Tebbit (pic right, Telegraph) was a cabinet member in two of Thatcher's governments. Too right-wing for the Conservative Party, he has accused Michael Foot of fascism, accused the unemployed of not trying hard enough to get unemployed, and even campaigned against homosexuals being allowed to hold high office.
A few weeks ago he wrote a reasonably rational article about getting the pubic and private sectors to compete. However, in responding to online comments, I noticed the following:
"As for Andy Patten who said that I “did not squeak” at the treatment of [Nick] Griffin of the BNP by the BBC, he is quite right. I did not squeak. I do not squeak. I spoke and I criticised the BBC for so badly treating Griffin that he became an object of sympathy rather than being held to account as just another socialist holding strong views on immigration and community relations."
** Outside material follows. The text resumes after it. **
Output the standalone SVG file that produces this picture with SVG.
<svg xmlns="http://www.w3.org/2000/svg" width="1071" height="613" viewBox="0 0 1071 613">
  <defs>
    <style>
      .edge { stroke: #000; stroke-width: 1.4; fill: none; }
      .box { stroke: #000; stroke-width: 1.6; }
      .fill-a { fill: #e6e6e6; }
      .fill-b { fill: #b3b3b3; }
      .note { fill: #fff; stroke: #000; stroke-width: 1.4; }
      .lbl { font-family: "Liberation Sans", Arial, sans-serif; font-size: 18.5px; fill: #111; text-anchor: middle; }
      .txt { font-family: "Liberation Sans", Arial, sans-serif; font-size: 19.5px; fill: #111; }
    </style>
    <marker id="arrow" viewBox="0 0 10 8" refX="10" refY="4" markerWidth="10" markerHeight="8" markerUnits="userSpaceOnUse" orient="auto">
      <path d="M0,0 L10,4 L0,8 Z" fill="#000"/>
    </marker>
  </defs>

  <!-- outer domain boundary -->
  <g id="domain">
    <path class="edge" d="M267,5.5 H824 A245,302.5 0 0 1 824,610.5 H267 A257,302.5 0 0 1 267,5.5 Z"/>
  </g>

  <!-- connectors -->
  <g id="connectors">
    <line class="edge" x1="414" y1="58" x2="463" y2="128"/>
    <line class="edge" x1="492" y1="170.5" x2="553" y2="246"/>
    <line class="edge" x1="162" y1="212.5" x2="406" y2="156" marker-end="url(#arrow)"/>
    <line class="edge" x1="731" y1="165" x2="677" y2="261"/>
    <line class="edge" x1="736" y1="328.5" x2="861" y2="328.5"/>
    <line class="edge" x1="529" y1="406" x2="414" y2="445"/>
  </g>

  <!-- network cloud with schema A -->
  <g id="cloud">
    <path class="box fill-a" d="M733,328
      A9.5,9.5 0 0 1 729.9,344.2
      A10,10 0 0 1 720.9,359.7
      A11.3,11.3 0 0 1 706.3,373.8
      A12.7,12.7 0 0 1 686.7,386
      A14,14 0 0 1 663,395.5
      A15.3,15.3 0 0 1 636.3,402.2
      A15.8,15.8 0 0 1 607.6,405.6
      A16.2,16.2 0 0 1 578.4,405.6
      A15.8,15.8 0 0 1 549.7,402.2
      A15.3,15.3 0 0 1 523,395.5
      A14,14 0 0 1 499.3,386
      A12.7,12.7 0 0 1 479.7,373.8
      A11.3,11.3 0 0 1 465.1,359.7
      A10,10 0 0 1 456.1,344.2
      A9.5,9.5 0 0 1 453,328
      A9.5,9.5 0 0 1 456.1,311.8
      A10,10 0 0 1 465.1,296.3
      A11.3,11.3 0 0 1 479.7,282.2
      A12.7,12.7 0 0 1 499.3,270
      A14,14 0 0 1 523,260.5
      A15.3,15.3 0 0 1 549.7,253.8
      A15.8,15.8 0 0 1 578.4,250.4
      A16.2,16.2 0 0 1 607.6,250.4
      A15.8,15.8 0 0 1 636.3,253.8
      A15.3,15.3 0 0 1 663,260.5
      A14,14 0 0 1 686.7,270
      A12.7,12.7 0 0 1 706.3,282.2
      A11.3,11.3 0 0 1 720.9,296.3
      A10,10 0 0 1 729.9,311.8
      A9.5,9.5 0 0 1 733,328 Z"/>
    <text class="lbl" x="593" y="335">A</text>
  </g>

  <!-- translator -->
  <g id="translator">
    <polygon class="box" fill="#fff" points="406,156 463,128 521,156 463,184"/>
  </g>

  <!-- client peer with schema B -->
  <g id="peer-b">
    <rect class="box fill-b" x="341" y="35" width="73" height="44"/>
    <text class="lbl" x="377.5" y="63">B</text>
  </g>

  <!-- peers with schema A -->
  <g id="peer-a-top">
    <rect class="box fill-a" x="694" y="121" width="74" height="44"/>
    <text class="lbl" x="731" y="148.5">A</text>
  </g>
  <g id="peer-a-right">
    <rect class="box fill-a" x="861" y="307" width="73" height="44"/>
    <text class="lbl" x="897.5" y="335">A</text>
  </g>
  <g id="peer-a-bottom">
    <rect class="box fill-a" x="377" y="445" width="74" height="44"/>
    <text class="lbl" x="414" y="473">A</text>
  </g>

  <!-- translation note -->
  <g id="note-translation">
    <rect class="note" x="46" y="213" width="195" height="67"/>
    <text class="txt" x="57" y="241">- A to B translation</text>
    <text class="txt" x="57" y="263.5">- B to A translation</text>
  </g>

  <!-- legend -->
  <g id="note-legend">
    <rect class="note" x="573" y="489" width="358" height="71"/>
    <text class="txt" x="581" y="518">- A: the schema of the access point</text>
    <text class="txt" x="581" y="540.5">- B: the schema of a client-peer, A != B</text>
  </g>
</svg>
A...socialist? I could understand the word if it was prefixed by 'national', but socialist? Really? That isn't a synonym for 'extremist'. A socialist is almost diametrically opposed to fascist principles, as any idiot knows, but Tebbit just lumps these two things together, expecting them to get along just fine. I don't know what he might cite as examples of their cooperation. Nazism was only a facade of a marriage between nationalism and socialism (no anti-capitalist scheme was introduced, and humans were definitely not treated equally), and Molotov-Ribbentrop Pact ended with a little something called the 'Eastern Front'. That's if you want to call the Soviet Union 'socialist', though. I don't.
Thomas Sowell - Capitalism Magazine
Thomas Sowell is a conservative economist (pic right, thecompetentconservative.com), and against Barack Obama. That's fair enough. I'm no supporter of Obama either, although I suspect for different reasons, and I don't see anything inherently wrong in opposing him -so long as it anti-Islamic, petty or racist (the PC Free Zone scores 2/3 on that test), and I don't even see what Islam has to do with it.Although his article is hardly new, dating from September 2008, Sowell's The Vision of The Left article left me in stitches.
"It is hardly surprising that young people prefer the political left. The only reason for rejecting the left's vision is that the real world in which we live is very different from the world that the left perceives today or envisions for tomorrow. Most of us learn that from experience-- but experience is precisely what the young are lacking. "Experience" is often just a fancy word for the mistakes that we belatedly realized we were making, only after the realities of the world made us pay a painful price for being wrong."
I've encountered such ageism before, and it's a pathetic scapegoat. It's a way to circumvent an argument by simply dismissing the arguer. There have been plenty of old leftists -George Orwell, Tony Benn and Arthur Scargill immediately leap to mind- who have gotten more leftist as they've gotten older, for a start. And it opens Sowell to the alternative argument: as you get older, you're corrupted by bad experience or over time become a hypocrite. I don't advocate either argument, and further to that don't even think Sowell has put his own experience to good use. See how he over simplifies and misconstrues history:
"For those who bother to study history, it was precisely the opposite policies in the 1980s-- pouring tons of money into military equipment-- which brought the Cold War and its threat of nuclear annihilation to an end. The left fought bitterly against that "arms race" which in fact lifted the burden of the Soviet threat, instead of leading to war as the elites claimed."
If you say so.
It's Sunday!
I recently came upon this song when watching the film Carlos the Jackel. I've been listening to it ever since, but have no idea why it is so addictive. Musically it is very similar to Joy Division, especially very late songs like Ceremony, but Peter Hook poorly replicates Ian Curtis' vocals. Somehow there's a mood in the song that really grips me, particularly in the rhythm guitar's bridge part. Maybe someone out there understands?
And anyone following my Adrian Borland obsession will understand my plugging of several new videos on YouTube, namely: Second Layer - Courts or Wars, White Rose Transmission - Love Is A Foreign Land, and an extremely rare interview with Borland from 1987.